||Canada/ Montreal| Raynald Desjardins
Raynald Desjardins is a convicted drug trafficker and former associate of both the Rizzuto Family and the Hells Angels. He was often described as the most influential non-Italian in the Montreal Mafia.
Life as drug trafficker
Raynald Desjardins was born in Montreal in 1952. He allegedly became associated with the Mafia in his early twenties when he became active as a drug dealer. His connections within the Rizzuto crime syndicate grew stronger when his sister married Jos Di Maulo, who was a member of the Rizzuto gang. In 1982 Desjardins was arrested on firearm charges, but was acquitted. A couple of years later, in 1987, the RCMP seized 16 tons of Lebanese hashish near Newfoundland worth up to $350 million. Desjardins was arrested together with Mafia boss Vito Rizzuto for conspiring to traffic narcotics, but again he was acquitted. Desjardins and Rizzuto were in fact good friends. They both lived in the same neighborhood and were seen together during a trip to Milan in 1984. He was one of the few non-Italians who had entered the core of the Rizzuto Family.

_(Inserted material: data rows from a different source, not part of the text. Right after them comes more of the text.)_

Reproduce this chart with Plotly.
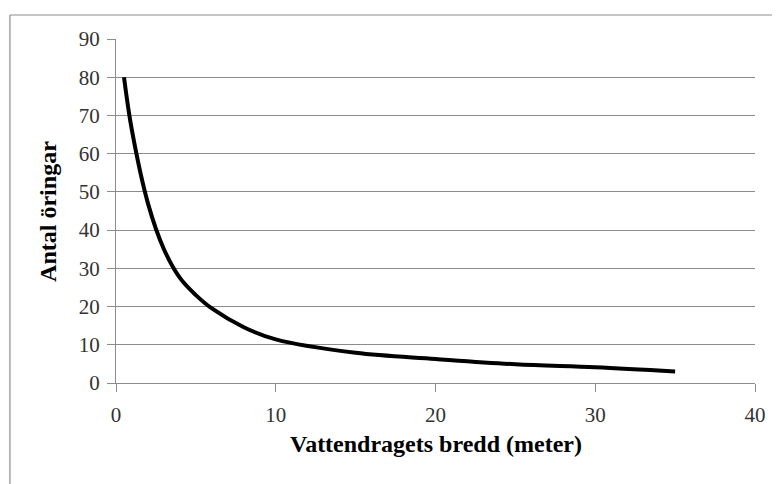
import plotly.graph_objects as go

bredd = [0.5, 1, 2, 3, 4, 5, 6, 8, 10, 15, 20, 25, 30, 35]
antal = [80, 66, 47, 35, 27.5, 23, 19.5, 14.6, 11.4, 7.9, 6.3, 4.9, 4.1, 3]

x_ticks = [0, 10, 20, 30, 40]
y_ticks = [0, 10, 20, 30, 40, 50, 60, 70, 80, 90]

grey = "#8c8c8c"
font = "Liberation Serif"

fig = go.Figure()
fig.add_trace(go.Scatter(
    x=bredd, y=antal, mode="lines",
    line=dict(color="black", width=4, shape="spline", smoothing=1),
    showlegend=False, hoverinfo="skip",
))

fig.update_xaxes(
    range=[0, 40], tickvals=x_ticks, showgrid=False,
    showline=True, linecolor=grey, linewidth=1,
    ticks="outside", ticklen=8, tickcolor=grey,
    tickfont=dict(family=font, size=21, color="#333"),
    ticklabelstandoff=5, zeroline=False,
)
fig.update_yaxes(
    range=[0, 90], tickvals=y_ticks, showgrid=True, gridcolor=grey, gridwidth=1,
    showline=True, linecolor=grey, linewidth=1,
    ticks="outside", ticklen=8, tickcolor=grey,
    tickfont=dict(family=font, size=21, color="#333"),
    ticklabelstandoff=3, zeroline=False,
)

# ram runt diagrammet: bara vänster och överkant syns
fig.add_shape(type="line", xref="paper", yref="paper",
              x0=-0.166, x1=1.2, y0=1.0698, y1=1.0698,
              line=dict(color=grey, width=1.2))
fig.add_shape(type="line", xref="paper", yref="paper",
              x0=-0.166, x1=-0.166, y0=-0.5, y1=1.0698,
              line=dict(color=grey, width=1.2))

fig.add_annotation(text="<b>Vattendragets bredd (meter)</b>", xref="paper", yref="paper",
                   x=0.5, y=-0.177, showarrow=False, yanchor="middle",
                   font=dict(family=font, size=24, color="black"))
fig.add_annotation(text="<b>Antal öringar</b>", xref="paper", yref="paper",
                   x=-0.1066, y=0.5, textangle=-90, showarrow=False, xanchor="center",
                   font=dict(family=font, size=24, color="black"))

fig.update_layout(
    width=780, height=484,
    margin=dict(l=108, r=33, t=31, b=109),
    paper_bgcolor="white", plot_bgcolor="white",
)

fig.write_html("out.html")
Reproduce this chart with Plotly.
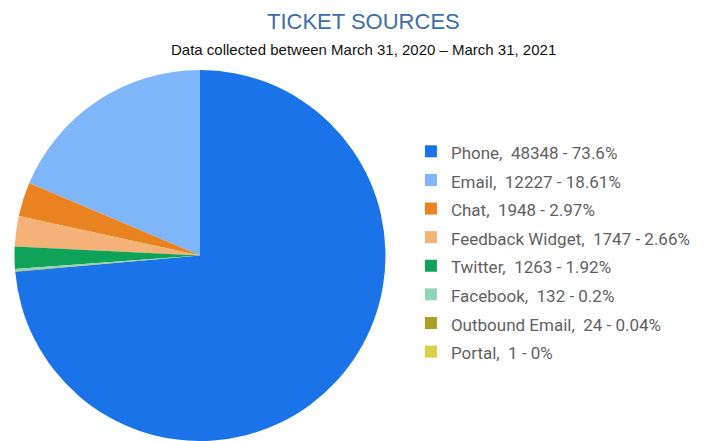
import plotly.graph_objects as go

categories = ["Phone", "Email", "Chat", "Feedback Widget", "Twitter", "Facebook", "Outbound Email", "Portal"]
values = [48348, 12227, 1948, 1747, 1263, 132, 24, 1]
percents = ["73.6", "18.61", "2.97", "2.66", "1.92", "0.2", "0.04", "0"]
colors = ["#1a73e8", "#7fb6f9", "#e8831f", "#f5b277", "#0fa35a", "#8ed6b6", "#aa9e23", "#dcd146"]

NB = "\u00a0"
labels = [f"<span style='font-size:17px'>{c},{NB}{NB}{v}{NB}-{NB}{p}%</span>"
          for c, v, p in zip(categories, values, percents)]

W, H = 726, 441
TOP = 70

fig = go.Figure(go.Pie(
    labels=labels,
    values=values,
    sort=False,
    direction="counterclockwise",
    rotation=0,
    marker=dict(colors=colors, line=dict(width=0)),
    textinfo="none",
    hoverinfo="skip",
    domain=dict(x=[14 / W, 386 / W], y=[0, 1]),
))

def py(ypix):
    return (H - ypix) / (H - TOP)

fig.update_layout(
    width=W, height=H,
    margin=dict(l=0, r=0, t=TOP, b=0),
    paper_bgcolor="white",
    plot_bgcolor="white",
    showlegend=True,
    legend=dict(
        x=0.566, y=py(132), xanchor="left", yanchor="top",
        font=dict(family="Roboto", size=19.7, color="#5f5f5f"),
        bgcolor="rgba(0,0,0,0)",
    ),
)
fig.add_annotation(text="TICKET SOURCES", x=0.5, y=py(21), xref="paper", yref="paper",
                   showarrow=False, yanchor="middle",
                   font=dict(family="Liberation Sans, Arial", size=22, color="#3b6ea8"))
fig.add_annotation(text="Data collected between March 31, 2020 \u2013 March 31, 2021", x=0.5, y=py(49),
                   xref="paper", yref="paper", showarrow=False, yanchor="middle",
                   font=dict(family="Liberation Sans, Arial", size=15, color="#111111"))

fig.write_html("out.html")
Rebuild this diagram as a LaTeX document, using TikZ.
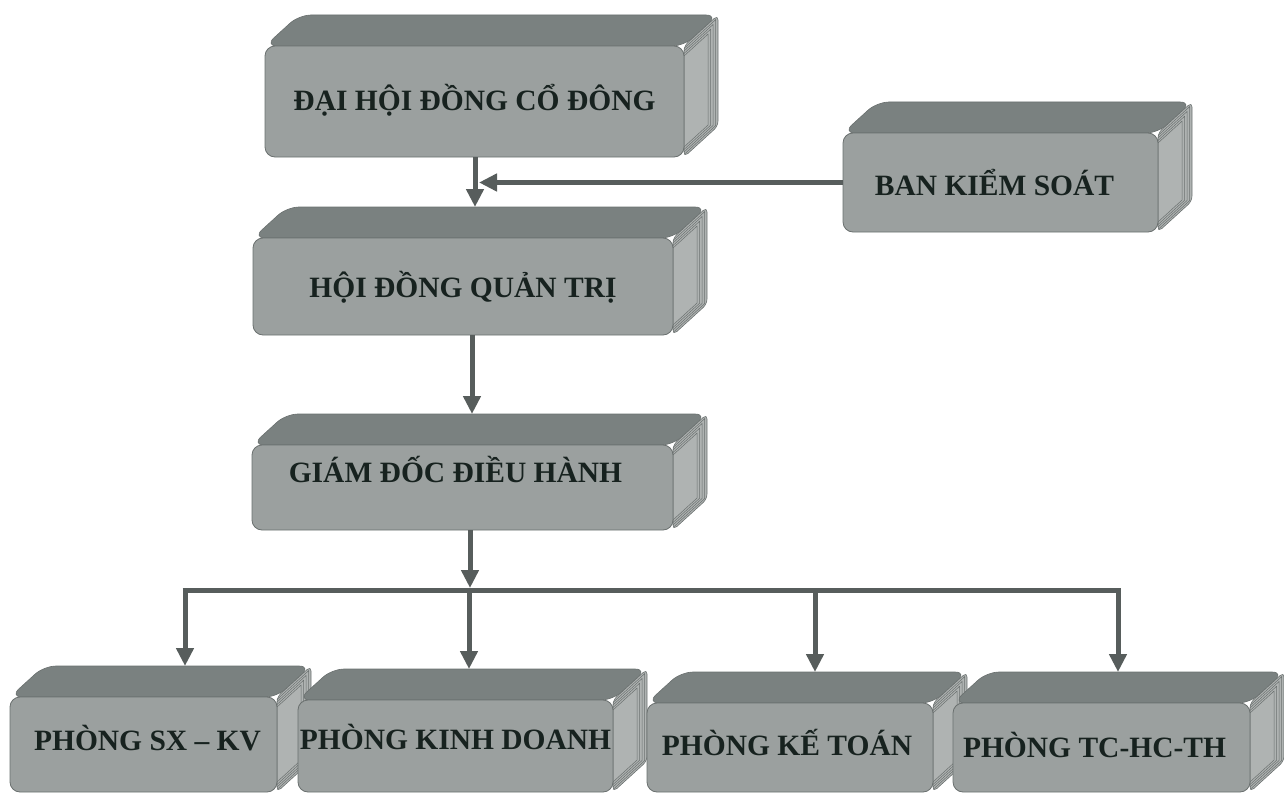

Ever since the Rizzuto family had become dominant in Montreals drug business several other organizations leaned in. This is where the Hells Angels came in handy. The Rizzuto family and the Hells Angels created an alliance in drug trafficking in which Desjardins would play a significant role as man-in-the-middle. He often attended Hells Angels party's and frequently met with their gang leader Maurice "Mom" Boucher. In 1993 Desjardins was involved in a botched 750-kilo shipment of cocaine which was heading for the port of Halifax. When the smugglers noticed the police they dumped the cocaine into the sea. The drugs was never retrieved but the RCMP however did confiscate about $500.000 cash, firearms, four boats and several vehicles. Dejardins and about 19 others were arrested. This time he didn't escape conviction and was sentenced to 15 years for conspiring.
The Rizzuto Challenge
Behind bars Desjardins lived like a king. He allegedly intimidated both guards and prisoners and had even conspired to kill a fellow inmate. In 1995 he was transferred to a maximum security prison after he had tried to poison another inmate. In 2004 he was eventually paroled and freed from prison. He claimed he left organized crime, but things would prove otherwise.
In 2007 Vito Rizzuto was sentenced to 10 years and was moved to a prison in the United States. Then the RCMP further weakened the family after arresting several top figures of the organization. Then, in August 2009, Rizzuto associate Frederico Del Peschio was murdered in Montreal. A couple of months later Rizzuto's son Nick Jr. was also shot to death. In the following weeks and months several others were also gunned down in a attempt to bring down the Rizzuto Family. In September 2011 Desjardins nearly escaped death after gunmen fired at his SUV, but he escaped unharmed. Experts however believed that Desjardins was the one who started to challenge the Rizzuto's and, backed by influencial men such as his brother-in-law, tried to take over while the organization was at it's weakest.
A couple of months prior to the murder of Del Peschio, Bonanno acting boss Salvatore Montagna was deported from America to Canada. The Rizzuto family was a long time branch of the New York based Bonanno Family. Immediately a dispute erupted between Montagna and Desjardins over who would take control of the Montreal Mafia. In the summer of 2011 both men had tried to come to a consensus, but failed. In late November 2011, the dead body of Montagna was found on an island near Repentigny, Montreal. A couple of weeks later police arrested Desjardins for the Montagna murder. With him another 5 men, including 34 year old Vittorio Mirarchi and 27 year old Felice Racaniello, were also arrested. While awaiting trial 2 of his relatives, including Di Maulo, were murdered as result of their betrayal towards Rizzuto.
On December 19, 2016, he was sentenced to 14 years on charges of murder conspiracy.